Réunion du 17 janvier 2017 à 14h30
Égalité réelle outre-mer — Discussion en procédure accélérée d'un projet de loi dans le texte de la commission

Photo de Mathieu DarnaudMathieu Darnaud, rapporteur de la commission des lois constitutionnelles, de législation, du suffrage universel, du règlement et d'administration générale :

Monsieur le président, madame la ministre, monsieur le rapporteur du Conseil économique, social et environnemental, mes chers collègues, dans leur rapport de 2014 rédigé au nom de la délégation sénatoriale à l’outre-mer sur les niveaux de vie dans les outre-mer, Éric Doligé et Michel Vergoz résumaient la situation actuelle des territoires ultramarins en ces termes : « Îlots de prospérité dans leurs environnements régionaux respectifs grâce aux politiques publiques menées depuis la Libération, les outre-mer, à des degrés divers, accusent cependant un net retard de développement par rapport à l’hexagone, retard qui se mesure parfois en dizaines d’années et dont la résorption se ralentit aujourd’hui, voire pour certains territoires tend à se creuser à nouveau. »

Ce constat est ancien et constant. Certes, au sein de leur environnement régional, nos territoires ultramarins, quels que soient leur statut institutionnel au sein de notre République et leur situation géographique, représentent un îlot de prospérité en comparaison de leurs voisins. Cependant, les écarts de niveaux de vie entre les populations ultramarines et la population hexagonale demeurent importants.

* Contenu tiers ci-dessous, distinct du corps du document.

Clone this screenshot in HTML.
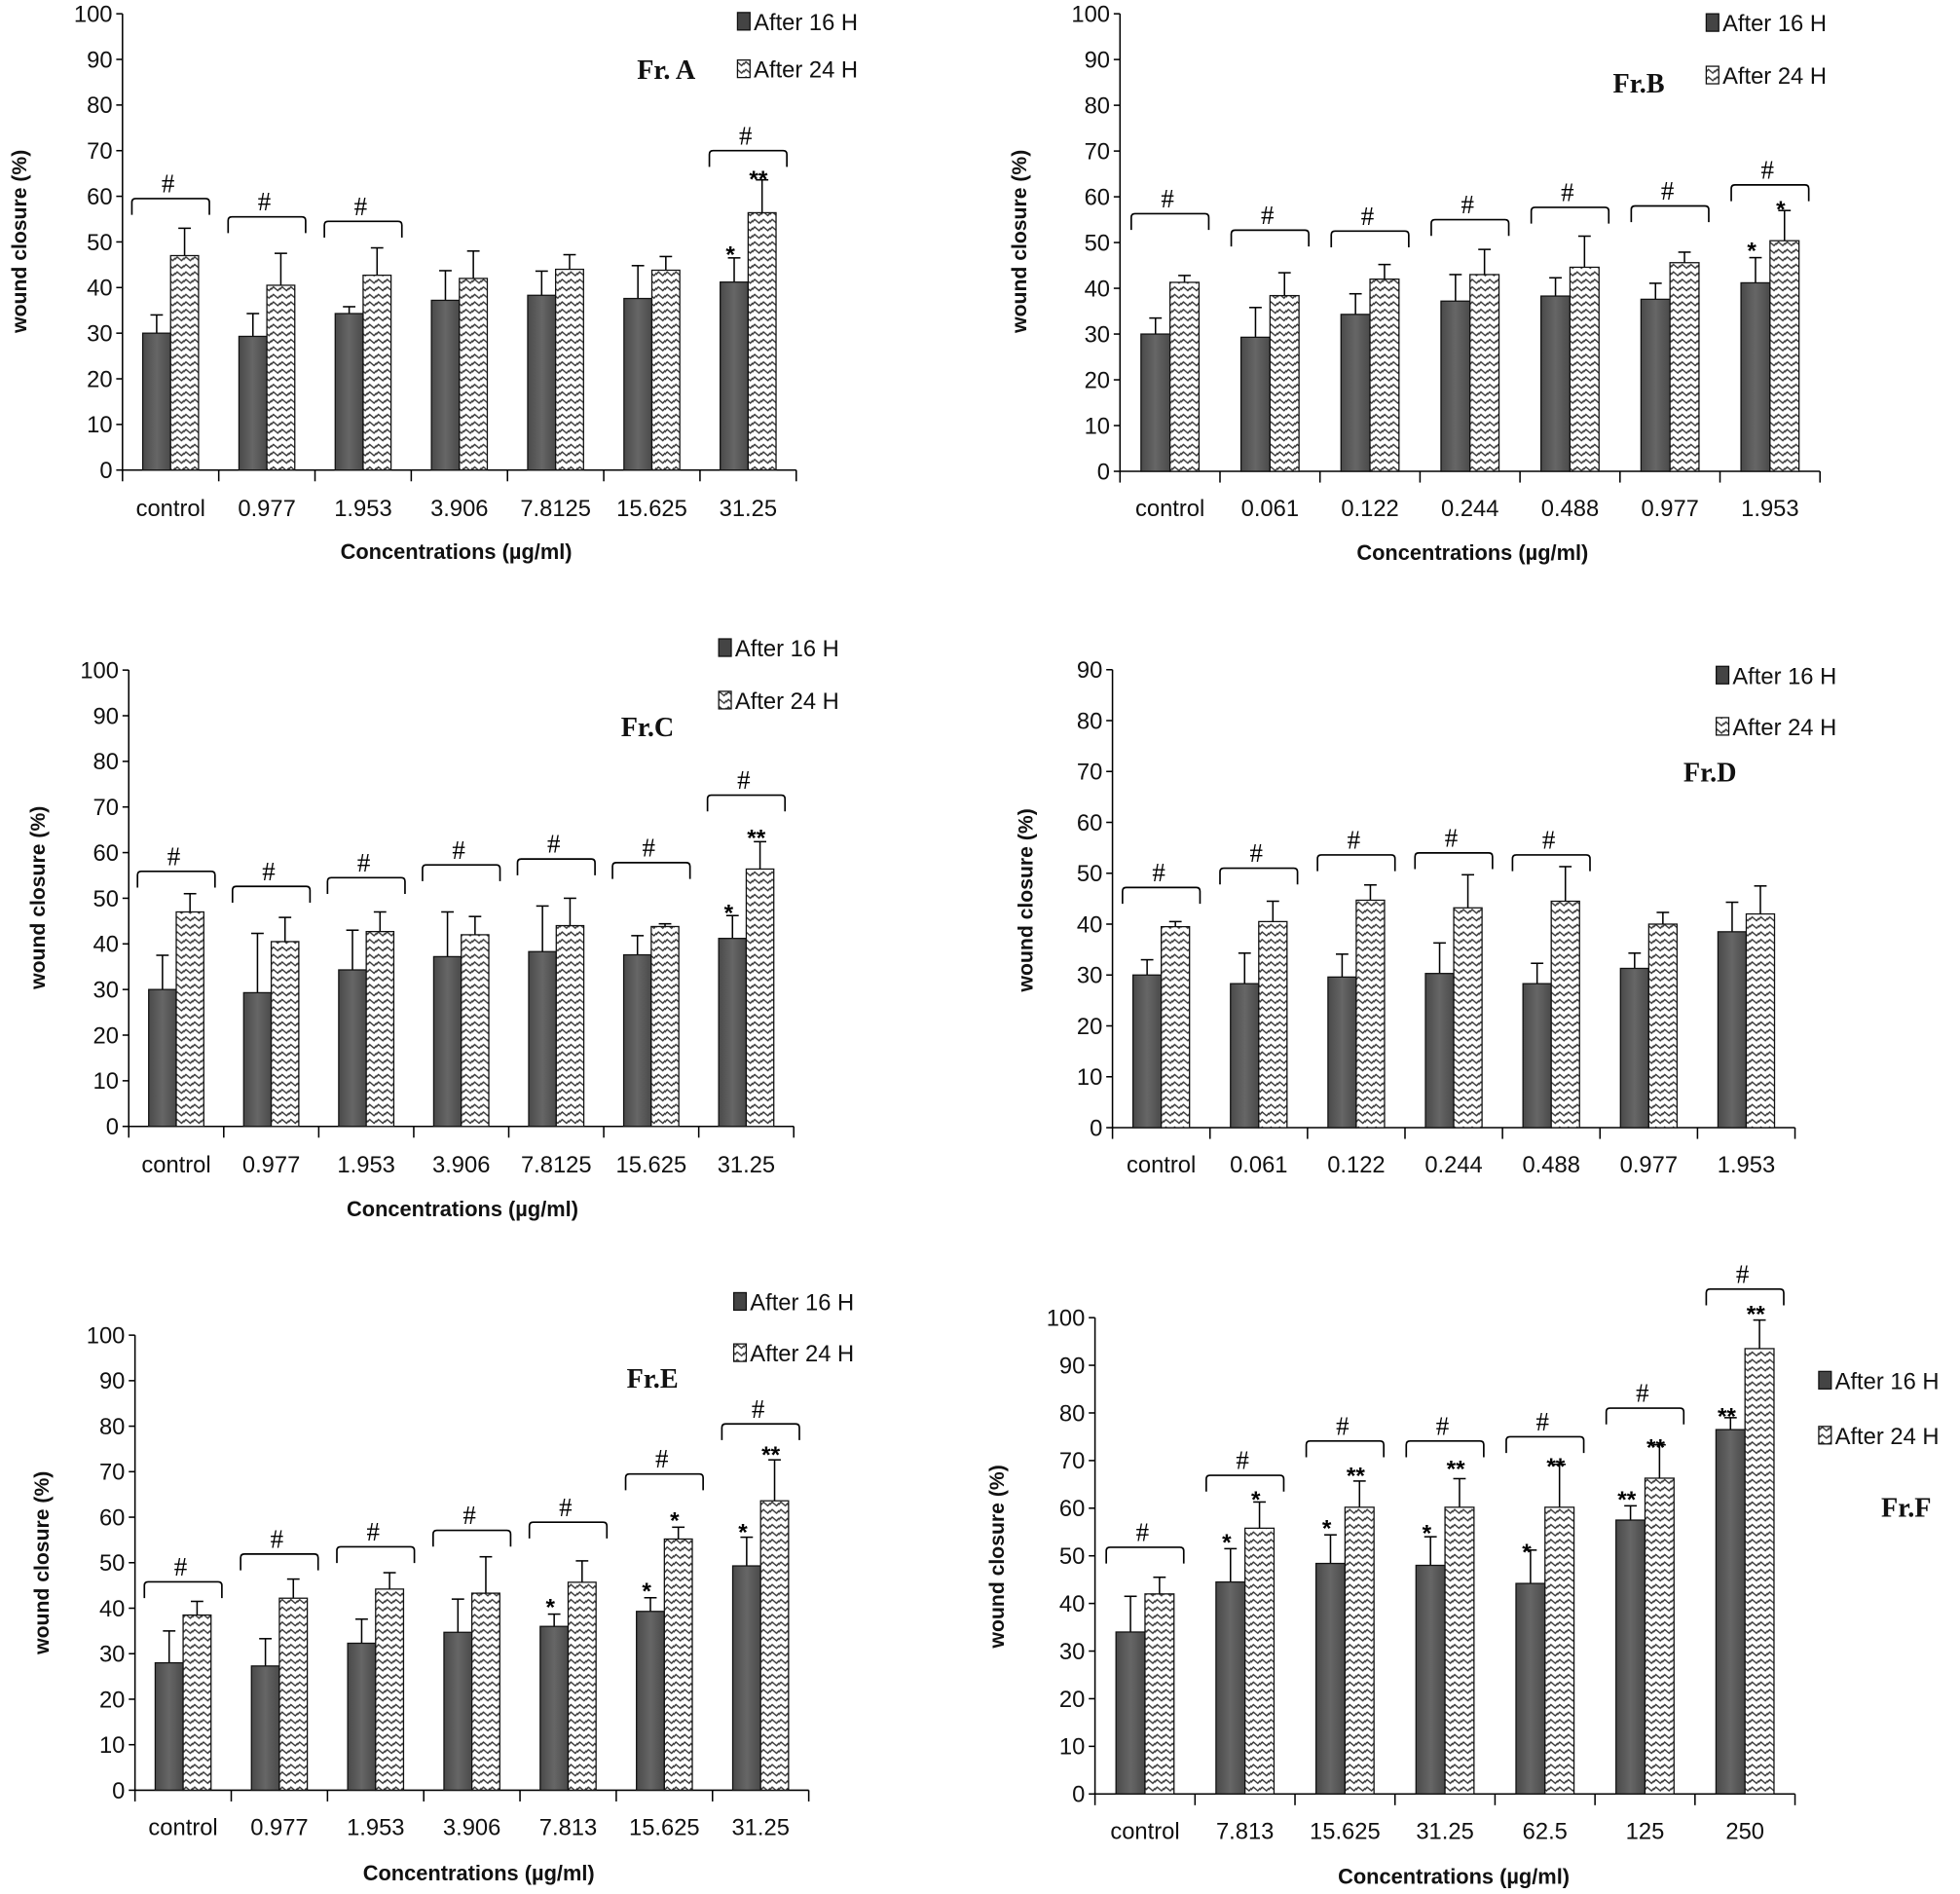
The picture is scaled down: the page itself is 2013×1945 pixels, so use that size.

Cette injustice est d’autant plus mal perçue que les Ultramarins bénéficient des mêmes droits que leurs concitoyens de l’Hexagone. Les événements sociaux dans les Antilles en 2008 et, plus récemment, à Mayotte en 2011 et à La Réunion en 2012 témoignent d’une certaine exaspération des populations ultramarines et de leur volonté de parvenir à un niveau de vie équivalent.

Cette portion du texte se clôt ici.